Goal of the exercise
Reproduce all of the data below without alteration; exclude every picture.

Collected data
Begin

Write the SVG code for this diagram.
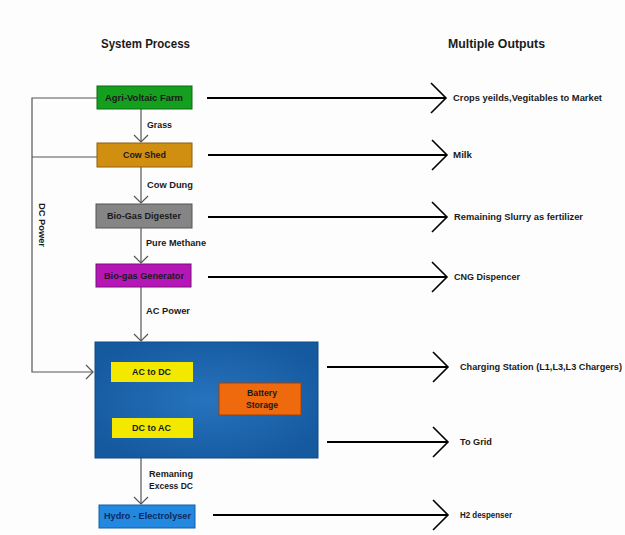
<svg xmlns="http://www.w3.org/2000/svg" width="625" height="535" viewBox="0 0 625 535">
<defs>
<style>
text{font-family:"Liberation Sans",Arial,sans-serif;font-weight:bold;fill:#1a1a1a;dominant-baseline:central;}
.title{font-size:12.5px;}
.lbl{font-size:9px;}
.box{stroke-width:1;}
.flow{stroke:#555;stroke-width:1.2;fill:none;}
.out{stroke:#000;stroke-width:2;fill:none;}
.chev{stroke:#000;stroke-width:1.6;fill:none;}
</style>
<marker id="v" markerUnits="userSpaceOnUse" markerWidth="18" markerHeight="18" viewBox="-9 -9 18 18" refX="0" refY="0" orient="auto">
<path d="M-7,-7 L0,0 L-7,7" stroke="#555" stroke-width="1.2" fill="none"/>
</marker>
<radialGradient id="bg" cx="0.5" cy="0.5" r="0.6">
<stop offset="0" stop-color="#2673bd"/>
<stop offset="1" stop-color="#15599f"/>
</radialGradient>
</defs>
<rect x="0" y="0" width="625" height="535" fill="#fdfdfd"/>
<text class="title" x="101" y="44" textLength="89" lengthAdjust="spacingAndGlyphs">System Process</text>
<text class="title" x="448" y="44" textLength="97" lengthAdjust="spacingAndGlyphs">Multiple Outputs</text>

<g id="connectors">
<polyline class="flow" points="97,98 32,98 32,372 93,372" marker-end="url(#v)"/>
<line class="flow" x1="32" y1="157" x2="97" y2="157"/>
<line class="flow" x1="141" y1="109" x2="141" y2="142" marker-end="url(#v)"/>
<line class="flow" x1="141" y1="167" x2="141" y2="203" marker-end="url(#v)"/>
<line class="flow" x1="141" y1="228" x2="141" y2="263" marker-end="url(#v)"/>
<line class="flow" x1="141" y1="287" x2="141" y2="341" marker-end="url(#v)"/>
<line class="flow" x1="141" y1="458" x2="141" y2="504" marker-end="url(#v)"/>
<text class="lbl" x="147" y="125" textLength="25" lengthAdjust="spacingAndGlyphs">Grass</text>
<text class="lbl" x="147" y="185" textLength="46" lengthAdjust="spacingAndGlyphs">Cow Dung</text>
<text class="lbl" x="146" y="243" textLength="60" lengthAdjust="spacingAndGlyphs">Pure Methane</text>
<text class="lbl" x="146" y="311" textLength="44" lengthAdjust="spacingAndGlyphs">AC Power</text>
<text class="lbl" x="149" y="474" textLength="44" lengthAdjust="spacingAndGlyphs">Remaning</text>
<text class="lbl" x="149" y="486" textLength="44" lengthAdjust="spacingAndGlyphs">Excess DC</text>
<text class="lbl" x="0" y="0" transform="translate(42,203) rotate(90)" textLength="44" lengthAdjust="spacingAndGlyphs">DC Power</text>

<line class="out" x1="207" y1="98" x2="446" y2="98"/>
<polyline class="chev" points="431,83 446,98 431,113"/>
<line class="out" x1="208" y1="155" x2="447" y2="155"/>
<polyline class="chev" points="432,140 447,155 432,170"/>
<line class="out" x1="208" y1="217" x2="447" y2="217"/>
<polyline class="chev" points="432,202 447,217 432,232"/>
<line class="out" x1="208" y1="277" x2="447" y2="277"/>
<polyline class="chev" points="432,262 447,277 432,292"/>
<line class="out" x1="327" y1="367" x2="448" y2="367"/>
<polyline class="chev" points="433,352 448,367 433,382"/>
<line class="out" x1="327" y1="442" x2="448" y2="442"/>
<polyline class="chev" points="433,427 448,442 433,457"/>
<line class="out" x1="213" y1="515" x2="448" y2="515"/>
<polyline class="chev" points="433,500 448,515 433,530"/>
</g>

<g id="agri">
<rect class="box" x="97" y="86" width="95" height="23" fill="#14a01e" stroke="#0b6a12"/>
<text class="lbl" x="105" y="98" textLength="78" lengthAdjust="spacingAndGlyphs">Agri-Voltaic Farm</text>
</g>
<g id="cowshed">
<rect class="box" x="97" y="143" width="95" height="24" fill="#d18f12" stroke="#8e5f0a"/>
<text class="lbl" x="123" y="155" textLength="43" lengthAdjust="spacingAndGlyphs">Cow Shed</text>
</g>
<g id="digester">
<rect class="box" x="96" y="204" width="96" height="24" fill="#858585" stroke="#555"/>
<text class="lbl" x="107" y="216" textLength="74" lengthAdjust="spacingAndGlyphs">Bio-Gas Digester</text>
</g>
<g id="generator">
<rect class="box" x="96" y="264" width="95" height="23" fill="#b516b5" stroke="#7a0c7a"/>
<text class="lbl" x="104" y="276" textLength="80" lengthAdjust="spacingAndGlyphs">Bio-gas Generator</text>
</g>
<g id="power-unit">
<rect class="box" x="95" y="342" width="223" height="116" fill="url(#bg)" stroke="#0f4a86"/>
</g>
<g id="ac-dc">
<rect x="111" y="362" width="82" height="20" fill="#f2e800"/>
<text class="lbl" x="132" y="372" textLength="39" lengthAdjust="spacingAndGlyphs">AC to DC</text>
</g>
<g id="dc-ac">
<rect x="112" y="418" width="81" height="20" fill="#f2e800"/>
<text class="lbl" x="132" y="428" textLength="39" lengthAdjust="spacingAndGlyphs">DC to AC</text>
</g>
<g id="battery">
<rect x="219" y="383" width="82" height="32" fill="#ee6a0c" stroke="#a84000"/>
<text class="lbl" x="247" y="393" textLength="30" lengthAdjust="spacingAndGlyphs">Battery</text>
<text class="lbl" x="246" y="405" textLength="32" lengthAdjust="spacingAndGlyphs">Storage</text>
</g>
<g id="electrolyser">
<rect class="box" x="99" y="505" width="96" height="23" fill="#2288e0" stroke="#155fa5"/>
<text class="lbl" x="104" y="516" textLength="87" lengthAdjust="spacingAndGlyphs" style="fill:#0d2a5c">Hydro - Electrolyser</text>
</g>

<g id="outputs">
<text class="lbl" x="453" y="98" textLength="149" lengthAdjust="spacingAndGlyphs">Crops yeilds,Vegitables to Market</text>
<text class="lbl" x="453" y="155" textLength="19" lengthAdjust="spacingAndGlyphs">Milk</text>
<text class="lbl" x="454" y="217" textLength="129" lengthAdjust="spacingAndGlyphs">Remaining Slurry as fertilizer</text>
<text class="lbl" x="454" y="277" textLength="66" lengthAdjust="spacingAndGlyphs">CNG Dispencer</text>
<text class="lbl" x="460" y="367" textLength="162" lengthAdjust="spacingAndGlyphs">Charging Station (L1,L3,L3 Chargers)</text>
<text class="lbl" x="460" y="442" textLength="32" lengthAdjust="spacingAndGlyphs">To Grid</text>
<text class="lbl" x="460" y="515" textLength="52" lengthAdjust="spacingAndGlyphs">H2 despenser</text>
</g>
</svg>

End

Output of the exercise
Write the SVG code for this diagram.
<svg xmlns="http://www.w3.org/2000/svg" width="625" height="535" viewBox="0 0 625 535">
<defs>
<style>
text{font-family:"Liberation Sans",Arial,sans-serif;font-weight:bold;fill:#1a1a1a;dominant-baseline:central;}
.title{font-size:12.5px;}
.lbl{font-size:9px;}
.box{stroke-width:1;}
.flow{stroke:#555;stroke-width:1.2;fill:none;}
.out{stroke:#000;stroke-width:2;fill:none;}
.chev{stroke:#000;stroke-width:1.6;fill:none;}
</style>
<marker id="v" markerUnits="userSpaceOnUse" markerWidth="18" markerHeight="18" viewBox="-9 -9 18 18" refX="0" refY="0" orient="auto">
<path d="M-7,-7 L0,0 L-7,7" stroke="#555" stroke-width="1.2" fill="none"/>
</marker>
<radialGradient id="bg" cx="0.5" cy="0.5" r="0.6">
<stop offset="0" stop-color="#2673bd"/>
<stop offset="1" stop-color="#15599f"/>
</radialGradient>
</defs>
<rect x="0" y="0" width="625" height="535" fill="#fdfdfd"/>
<text class="title" x="101" y="44" textLength="89" lengthAdjust="spacingAndGlyphs">System Process</text>
<text class="title" x="448" y="44" textLength="97" lengthAdjust="spacingAndGlyphs">Multiple Outputs</text>

<g id="connectors">
<polyline class="flow" points="97,98 32,98 32,372 93,372" marker-end="url(#v)"/>
<line class="flow" x1="32" y1="157" x2="97" y2="157"/>
<line class="flow" x1="141" y1="109" x2="141" y2="142" marker-end="url(#v)"/>
<line class="flow" x1="141" y1="167" x2="141" y2="203" marker-end="url(#v)"/>
<line class="flow" x1="141" y1="228" x2="141" y2="263" marker-end="url(#v)"/>
<line class="flow" x1="141" y1="287" x2="141" y2="341" marker-end="url(#v)"/>
<line class="flow" x1="141" y1="458" x2="141" y2="504" marker-end="url(#v)"/>
<text class="lbl" x="147" y="125" textLength="25" lengthAdjust="spacingAndGlyphs">Grass</text>
<text class="lbl" x="147" y="185" textLength="46" lengthAdjust="spacingAndGlyphs">Cow Dung</text>
<text class="lbl" x="146" y="243" textLength="60" lengthAdjust="spacingAndGlyphs">Pure Methane</text>
<text class="lbl" x="146" y="311" textLength="44" lengthAdjust="spacingAndGlyphs">AC Power</text>
<text class="lbl" x="149" y="474" textLength="44" lengthAdjust="spacingAndGlyphs">Remaning</text>
<text class="lbl" x="149" y="486" textLength="44" lengthAdjust="spacingAndGlyphs">Excess DC</text>
<text class="lbl" x="0" y="0" transform="translate(42,203) rotate(90)" textLength="44" lengthAdjust="spacingAndGlyphs">DC Power</text>

<line class="out" x1="207" y1="98" x2="446" y2="98"/>
<polyline class="chev" points="431,83 446,98 431,113"/>
<line class="out" x1="208" y1="155" x2="447" y2="155"/>
<polyline class="chev" points="432,140 447,155 432,170"/>
<line class="out" x1="208" y1="217" x2="447" y2="217"/>
<polyline class="chev" points="432,202 447,217 432,232"/>
<line class="out" x1="208" y1="277" x2="447" y2="277"/>
<polyline class="chev" points="432,262 447,277 432,292"/>
<line class="out" x1="327" y1="367" x2="448" y2="367"/>
<polyline class="chev" points="433,352 448,367 433,382"/>
<line class="out" x1="327" y1="442" x2="448" y2="442"/>
<polyline class="chev" points="433,427 448,442 433,457"/>
<line class="out" x1="213" y1="515" x2="448" y2="515"/>
<polyline class="chev" points="433,500 448,515 433,530"/>
</g>

<g id="agri">
<rect class="box" x="97" y="86" width="95" height="23" fill="#14a01e" stroke="#0b6a12"/>
<text class="lbl" x="105" y="98" textLength="78" lengthAdjust="spacingAndGlyphs">Agri-Voltaic Farm</text>
</g>
<g id="cowshed">
<rect class="box" x="97" y="143" width="95" height="24" fill="#d18f12" stroke="#8e5f0a"/>
<text class="lbl" x="123" y="155" textLength="43" lengthAdjust="spacingAndGlyphs">Cow Shed</text>
</g>
<g id="digester">
<rect class="box" x="96" y="204" width="96" height="24" fill="#858585" stroke="#555"/>
<text class="lbl" x="107" y="216" textLength="74" lengthAdjust="spacingAndGlyphs">Bio-Gas Digester</text>
</g>
<g id="generator">
<rect class="box" x="96" y="264" width="95" height="23" fill="#b516b5" stroke="#7a0c7a"/>
<text class="lbl" x="104" y="276" textLength="80" lengthAdjust="spacingAndGlyphs">Bio-gas Generator</text>
</g>
<g id="power-unit">
<rect class="box" x="95" y="342" width="223" height="116" fill="url(#bg)" stroke="#0f4a86"/>
</g>
<g id="ac-dc">
<rect x="111" y="362" width="82" height="20" fill="#f2e800"/>
<text class="lbl" x="132" y="372" textLength="39" lengthAdjust="spacingAndGlyphs">AC to DC</text>
</g>
<g id="dc-ac">
<rect x="112" y="418" width="81" height="20" fill="#f2e800"/>
<text class="lbl" x="132" y="428" textLength="39" lengthAdjust="spacingAndGlyphs">DC to AC</text>
</g>
<g id="battery">
<rect x="219" y="383" width="82" height="32" fill="#ee6a0c" stroke="#a84000"/>
<text class="lbl" x="247" y="393" textLength="30" lengthAdjust="spacingAndGlyphs">Battery</text>
<text class="lbl" x="246" y="405" textLength="32" lengthAdjust="spacingAndGlyphs">Storage</text>
</g>
<g id="electrolyser">
<rect class="box" x="99" y="505" width="96" height="23" fill="#2288e0" stroke="#155fa5"/>
<text class="lbl" x="104" y="516" textLength="87" lengthAdjust="spacingAndGlyphs" style="fill:#0d2a5c">Hydro - Electrolyser</text>
</g>

<g id="outputs">
<text class="lbl" x="453" y="98" textLength="149" lengthAdjust="spacingAndGlyphs">Crops yeilds,Vegitables to Market</text>
<text class="lbl" x="453" y="155" textLength="19" lengthAdjust="spacingAndGlyphs">Milk</text>
<text class="lbl" x="454" y="217" textLength="129" lengthAdjust="spacingAndGlyphs">Remaining Slurry as fertilizer</text>
<text class="lbl" x="454" y="277" textLength="66" lengthAdjust="spacingAndGlyphs">CNG Dispencer</text>
<text class="lbl" x="460" y="367" textLength="162" lengthAdjust="spacingAndGlyphs">Charging Station (L1,L3,L3 Chargers)</text>
<text class="lbl" x="460" y="442" textLength="32" lengthAdjust="spacingAndGlyphs">To Grid</text>
<text class="lbl" x="460" y="515" textLength="52" lengthAdjust="spacingAndGlyphs">H2 despenser</text>
</g>
</svg>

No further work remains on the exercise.